- [Description of the task]: Pull every line that holds the word "diagram" from the entries.

- [Records provided]:
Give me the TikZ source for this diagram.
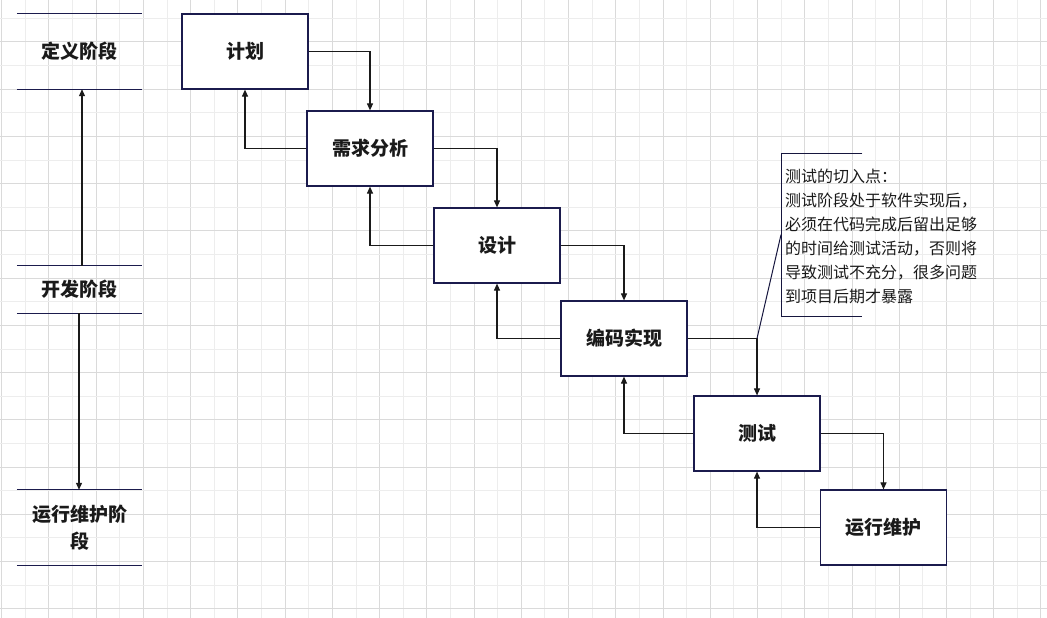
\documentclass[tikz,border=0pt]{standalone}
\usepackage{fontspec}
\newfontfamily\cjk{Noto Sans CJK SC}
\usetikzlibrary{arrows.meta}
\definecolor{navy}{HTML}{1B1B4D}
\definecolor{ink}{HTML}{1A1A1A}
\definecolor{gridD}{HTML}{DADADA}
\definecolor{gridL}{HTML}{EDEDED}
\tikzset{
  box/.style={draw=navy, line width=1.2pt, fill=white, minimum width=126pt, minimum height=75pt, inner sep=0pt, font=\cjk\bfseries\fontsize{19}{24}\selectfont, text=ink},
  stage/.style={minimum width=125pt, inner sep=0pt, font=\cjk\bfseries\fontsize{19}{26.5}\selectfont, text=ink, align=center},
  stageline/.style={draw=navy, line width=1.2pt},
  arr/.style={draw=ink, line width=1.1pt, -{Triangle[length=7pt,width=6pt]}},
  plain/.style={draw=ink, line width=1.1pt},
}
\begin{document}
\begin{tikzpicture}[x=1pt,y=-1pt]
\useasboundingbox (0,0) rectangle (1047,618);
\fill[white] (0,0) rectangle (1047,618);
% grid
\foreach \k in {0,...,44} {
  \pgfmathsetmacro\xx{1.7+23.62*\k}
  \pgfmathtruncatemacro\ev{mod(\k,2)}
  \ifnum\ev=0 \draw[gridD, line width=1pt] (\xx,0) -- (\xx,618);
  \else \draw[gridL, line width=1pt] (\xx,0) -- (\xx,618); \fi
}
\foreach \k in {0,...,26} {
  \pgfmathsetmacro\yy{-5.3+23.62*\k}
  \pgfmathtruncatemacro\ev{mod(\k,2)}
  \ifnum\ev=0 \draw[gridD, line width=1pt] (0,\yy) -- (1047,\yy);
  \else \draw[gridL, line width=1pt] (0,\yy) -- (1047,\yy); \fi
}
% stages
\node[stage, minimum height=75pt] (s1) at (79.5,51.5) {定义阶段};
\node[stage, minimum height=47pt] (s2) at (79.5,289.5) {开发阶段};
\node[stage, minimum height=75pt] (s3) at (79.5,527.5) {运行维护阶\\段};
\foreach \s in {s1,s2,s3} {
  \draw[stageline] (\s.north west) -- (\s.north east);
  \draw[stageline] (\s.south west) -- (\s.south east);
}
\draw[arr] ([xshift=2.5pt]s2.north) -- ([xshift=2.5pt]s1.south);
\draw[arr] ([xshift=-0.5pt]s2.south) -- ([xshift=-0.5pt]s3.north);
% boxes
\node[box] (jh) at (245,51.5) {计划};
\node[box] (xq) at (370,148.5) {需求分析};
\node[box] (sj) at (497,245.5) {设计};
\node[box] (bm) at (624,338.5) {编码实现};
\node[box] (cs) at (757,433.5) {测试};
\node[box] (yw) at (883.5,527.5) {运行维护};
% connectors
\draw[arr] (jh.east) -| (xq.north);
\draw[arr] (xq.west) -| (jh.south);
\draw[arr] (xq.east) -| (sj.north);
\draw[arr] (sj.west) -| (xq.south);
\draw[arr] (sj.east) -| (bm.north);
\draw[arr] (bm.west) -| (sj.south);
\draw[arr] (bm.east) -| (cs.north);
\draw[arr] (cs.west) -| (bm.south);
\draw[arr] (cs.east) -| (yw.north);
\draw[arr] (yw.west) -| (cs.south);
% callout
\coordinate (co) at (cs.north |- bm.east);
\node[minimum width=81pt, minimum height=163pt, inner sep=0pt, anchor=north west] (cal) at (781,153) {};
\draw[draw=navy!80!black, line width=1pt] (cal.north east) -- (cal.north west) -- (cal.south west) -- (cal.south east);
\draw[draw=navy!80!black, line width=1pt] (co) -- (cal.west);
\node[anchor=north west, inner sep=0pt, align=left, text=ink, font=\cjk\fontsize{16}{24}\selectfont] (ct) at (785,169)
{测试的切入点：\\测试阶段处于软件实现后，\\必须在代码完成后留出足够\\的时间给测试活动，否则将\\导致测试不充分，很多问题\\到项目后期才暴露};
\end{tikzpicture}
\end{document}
==
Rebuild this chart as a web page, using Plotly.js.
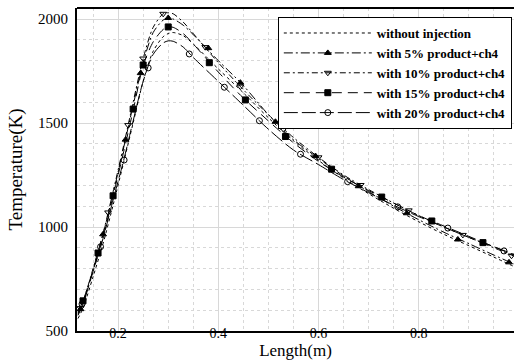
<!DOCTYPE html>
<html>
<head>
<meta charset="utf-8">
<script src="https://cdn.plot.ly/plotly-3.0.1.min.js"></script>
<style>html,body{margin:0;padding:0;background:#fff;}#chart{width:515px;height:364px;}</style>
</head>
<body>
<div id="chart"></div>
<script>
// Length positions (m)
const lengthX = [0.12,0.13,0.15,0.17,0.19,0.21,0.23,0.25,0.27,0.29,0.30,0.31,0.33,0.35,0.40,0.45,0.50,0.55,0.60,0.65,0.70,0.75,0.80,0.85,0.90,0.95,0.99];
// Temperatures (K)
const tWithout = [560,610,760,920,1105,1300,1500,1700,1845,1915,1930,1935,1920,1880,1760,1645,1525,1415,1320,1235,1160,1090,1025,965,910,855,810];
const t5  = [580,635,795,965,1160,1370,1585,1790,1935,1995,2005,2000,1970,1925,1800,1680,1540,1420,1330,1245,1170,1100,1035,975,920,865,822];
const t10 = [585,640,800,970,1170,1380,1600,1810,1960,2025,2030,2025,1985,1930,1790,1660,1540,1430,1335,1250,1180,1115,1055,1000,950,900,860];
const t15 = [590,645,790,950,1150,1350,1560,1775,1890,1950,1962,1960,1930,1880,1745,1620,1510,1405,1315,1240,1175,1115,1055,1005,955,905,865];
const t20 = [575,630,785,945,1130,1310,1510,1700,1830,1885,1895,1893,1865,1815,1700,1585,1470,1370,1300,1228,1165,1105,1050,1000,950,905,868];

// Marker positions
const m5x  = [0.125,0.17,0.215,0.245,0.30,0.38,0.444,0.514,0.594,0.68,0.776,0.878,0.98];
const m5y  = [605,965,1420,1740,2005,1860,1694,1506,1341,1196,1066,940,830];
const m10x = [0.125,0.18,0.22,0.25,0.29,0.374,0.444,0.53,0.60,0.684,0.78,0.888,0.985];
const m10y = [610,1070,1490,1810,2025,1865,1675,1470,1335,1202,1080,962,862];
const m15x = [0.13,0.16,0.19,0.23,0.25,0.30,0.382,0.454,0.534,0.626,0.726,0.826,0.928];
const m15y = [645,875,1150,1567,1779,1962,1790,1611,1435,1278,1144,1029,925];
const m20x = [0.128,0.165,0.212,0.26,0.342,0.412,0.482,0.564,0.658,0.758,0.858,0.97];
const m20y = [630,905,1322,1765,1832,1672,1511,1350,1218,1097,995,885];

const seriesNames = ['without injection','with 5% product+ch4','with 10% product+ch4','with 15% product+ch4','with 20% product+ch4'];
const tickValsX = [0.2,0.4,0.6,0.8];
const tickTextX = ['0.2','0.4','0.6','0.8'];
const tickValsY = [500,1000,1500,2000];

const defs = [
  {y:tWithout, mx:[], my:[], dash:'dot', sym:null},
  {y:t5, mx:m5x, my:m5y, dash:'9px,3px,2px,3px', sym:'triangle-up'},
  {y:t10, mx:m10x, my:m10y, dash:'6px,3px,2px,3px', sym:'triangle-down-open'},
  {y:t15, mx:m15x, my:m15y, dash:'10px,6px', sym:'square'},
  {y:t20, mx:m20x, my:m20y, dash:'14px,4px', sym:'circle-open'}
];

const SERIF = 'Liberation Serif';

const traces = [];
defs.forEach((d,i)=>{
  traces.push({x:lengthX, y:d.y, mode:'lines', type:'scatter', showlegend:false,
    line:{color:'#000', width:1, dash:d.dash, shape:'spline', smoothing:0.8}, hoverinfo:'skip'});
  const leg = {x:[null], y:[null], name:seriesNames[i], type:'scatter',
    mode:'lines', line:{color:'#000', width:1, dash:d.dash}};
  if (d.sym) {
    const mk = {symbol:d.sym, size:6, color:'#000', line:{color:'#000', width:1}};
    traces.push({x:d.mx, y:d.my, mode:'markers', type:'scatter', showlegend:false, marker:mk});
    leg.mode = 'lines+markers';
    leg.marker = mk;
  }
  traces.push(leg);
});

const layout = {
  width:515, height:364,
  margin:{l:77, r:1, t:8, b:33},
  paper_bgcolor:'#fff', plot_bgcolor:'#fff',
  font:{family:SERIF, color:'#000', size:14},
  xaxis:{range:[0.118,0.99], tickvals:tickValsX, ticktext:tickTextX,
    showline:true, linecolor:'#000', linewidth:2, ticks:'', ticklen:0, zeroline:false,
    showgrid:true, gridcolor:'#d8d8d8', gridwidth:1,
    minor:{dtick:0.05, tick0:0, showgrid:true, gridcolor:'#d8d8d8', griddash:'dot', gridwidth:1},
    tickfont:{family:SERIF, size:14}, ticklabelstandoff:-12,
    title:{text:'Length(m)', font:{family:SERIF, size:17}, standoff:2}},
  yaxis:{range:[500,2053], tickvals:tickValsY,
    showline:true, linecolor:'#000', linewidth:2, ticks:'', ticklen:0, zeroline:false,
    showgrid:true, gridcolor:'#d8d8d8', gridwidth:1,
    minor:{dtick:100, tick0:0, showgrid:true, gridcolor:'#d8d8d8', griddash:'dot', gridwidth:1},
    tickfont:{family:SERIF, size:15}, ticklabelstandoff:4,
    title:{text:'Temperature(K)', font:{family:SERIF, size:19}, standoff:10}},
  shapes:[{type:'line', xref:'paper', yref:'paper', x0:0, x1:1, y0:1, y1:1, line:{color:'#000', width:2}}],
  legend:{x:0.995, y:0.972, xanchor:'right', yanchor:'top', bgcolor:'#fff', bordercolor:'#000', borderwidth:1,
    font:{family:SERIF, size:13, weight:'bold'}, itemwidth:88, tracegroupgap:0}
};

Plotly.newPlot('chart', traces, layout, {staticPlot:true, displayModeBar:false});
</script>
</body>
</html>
--
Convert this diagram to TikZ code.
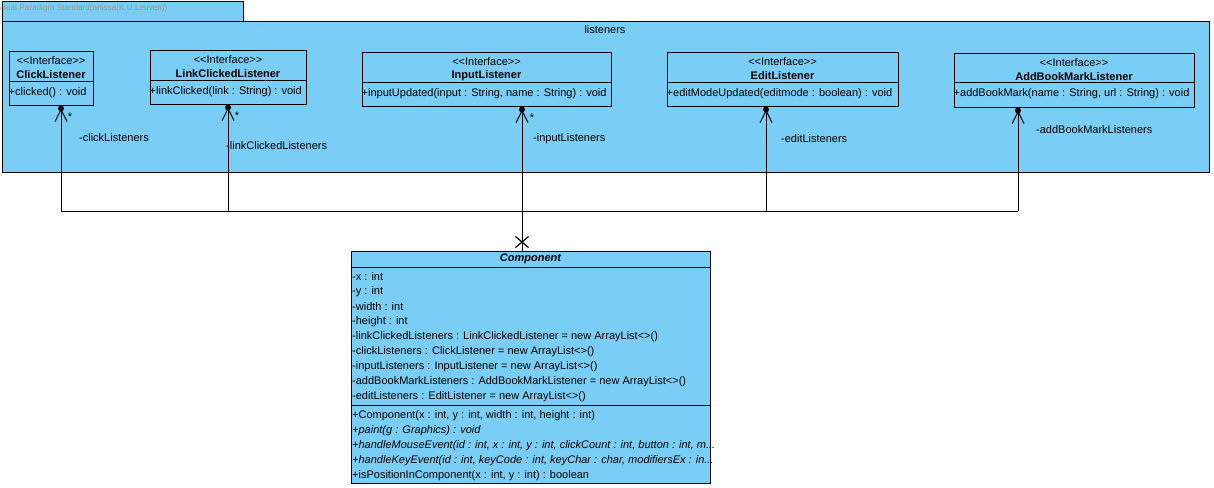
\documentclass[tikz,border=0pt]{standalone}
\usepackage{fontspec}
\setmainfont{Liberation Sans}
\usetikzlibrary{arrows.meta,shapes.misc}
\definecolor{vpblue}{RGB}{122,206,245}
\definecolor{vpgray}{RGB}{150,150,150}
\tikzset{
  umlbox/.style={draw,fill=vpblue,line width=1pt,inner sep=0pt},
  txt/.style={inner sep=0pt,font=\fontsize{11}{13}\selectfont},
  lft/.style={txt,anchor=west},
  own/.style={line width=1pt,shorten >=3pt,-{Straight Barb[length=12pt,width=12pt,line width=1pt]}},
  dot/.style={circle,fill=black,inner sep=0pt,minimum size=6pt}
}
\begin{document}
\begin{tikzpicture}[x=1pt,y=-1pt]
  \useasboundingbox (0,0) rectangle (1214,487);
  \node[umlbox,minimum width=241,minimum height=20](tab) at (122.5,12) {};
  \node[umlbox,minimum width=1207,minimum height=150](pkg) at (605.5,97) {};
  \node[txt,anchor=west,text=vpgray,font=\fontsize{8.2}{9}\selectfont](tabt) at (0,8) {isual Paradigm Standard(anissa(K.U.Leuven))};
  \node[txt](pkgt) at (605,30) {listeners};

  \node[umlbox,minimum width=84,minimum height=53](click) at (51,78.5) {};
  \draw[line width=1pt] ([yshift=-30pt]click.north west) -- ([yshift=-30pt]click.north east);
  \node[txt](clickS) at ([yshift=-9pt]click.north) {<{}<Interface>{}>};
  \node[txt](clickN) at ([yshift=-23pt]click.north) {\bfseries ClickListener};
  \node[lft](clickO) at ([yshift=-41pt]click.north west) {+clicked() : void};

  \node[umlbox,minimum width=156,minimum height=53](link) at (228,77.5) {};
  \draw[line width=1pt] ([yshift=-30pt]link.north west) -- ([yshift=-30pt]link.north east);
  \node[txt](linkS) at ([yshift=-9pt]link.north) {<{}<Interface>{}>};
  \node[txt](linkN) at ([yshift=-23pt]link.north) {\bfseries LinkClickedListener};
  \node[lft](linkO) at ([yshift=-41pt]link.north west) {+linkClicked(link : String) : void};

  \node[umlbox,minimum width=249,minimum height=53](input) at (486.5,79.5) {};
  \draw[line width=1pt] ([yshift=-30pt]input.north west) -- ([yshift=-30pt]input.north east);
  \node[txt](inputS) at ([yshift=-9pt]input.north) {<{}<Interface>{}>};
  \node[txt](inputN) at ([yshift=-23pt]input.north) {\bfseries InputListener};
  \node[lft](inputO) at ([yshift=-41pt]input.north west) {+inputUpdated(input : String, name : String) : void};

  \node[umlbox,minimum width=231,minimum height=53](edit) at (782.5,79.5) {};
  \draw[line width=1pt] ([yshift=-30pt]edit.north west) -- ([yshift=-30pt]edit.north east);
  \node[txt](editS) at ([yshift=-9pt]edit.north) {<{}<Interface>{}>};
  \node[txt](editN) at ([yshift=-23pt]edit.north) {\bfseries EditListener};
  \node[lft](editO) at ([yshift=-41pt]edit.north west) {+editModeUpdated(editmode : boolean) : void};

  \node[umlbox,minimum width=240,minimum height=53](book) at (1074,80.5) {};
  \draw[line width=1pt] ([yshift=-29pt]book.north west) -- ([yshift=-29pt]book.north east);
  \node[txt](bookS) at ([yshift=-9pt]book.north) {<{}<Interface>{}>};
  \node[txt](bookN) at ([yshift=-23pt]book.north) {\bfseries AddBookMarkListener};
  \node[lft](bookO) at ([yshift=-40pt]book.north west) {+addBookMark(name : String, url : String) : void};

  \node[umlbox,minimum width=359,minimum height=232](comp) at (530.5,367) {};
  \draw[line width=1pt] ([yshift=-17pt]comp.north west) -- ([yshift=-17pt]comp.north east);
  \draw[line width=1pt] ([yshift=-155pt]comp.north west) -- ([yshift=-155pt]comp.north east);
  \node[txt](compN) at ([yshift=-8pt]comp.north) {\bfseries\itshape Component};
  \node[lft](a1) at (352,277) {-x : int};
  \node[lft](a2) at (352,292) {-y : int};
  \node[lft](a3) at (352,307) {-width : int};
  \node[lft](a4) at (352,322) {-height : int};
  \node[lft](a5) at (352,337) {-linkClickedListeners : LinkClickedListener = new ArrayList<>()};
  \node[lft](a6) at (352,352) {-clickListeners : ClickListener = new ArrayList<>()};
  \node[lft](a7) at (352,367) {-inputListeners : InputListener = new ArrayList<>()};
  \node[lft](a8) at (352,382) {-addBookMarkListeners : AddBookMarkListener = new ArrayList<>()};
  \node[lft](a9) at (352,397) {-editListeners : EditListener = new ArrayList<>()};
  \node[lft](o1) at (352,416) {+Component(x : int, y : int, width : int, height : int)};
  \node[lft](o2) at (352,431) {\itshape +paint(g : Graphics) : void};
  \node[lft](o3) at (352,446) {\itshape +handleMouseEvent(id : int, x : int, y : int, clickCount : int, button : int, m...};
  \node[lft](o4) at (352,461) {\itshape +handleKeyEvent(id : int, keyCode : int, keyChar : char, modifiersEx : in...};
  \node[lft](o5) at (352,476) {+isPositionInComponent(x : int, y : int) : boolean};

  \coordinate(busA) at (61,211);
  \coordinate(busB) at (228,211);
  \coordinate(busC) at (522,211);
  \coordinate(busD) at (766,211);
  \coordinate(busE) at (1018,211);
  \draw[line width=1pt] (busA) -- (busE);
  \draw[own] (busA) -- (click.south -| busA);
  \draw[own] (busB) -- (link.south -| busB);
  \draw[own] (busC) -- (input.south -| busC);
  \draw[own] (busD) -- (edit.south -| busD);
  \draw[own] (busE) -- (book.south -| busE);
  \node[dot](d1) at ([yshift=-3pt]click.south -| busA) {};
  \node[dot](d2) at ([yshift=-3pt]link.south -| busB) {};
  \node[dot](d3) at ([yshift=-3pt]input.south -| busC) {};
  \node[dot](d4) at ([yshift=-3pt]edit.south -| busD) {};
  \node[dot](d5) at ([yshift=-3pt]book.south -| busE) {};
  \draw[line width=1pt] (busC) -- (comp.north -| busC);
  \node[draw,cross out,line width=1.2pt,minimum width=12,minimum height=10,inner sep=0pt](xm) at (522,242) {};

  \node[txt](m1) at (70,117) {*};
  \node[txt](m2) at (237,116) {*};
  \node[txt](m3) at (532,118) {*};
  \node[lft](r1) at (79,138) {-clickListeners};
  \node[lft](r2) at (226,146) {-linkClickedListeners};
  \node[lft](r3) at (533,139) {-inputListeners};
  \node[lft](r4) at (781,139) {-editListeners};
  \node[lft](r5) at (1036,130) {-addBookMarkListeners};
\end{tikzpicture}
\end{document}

- [Task answer]:
Give me the TikZ source for this diagram.
Convert this diagram to TikZ code.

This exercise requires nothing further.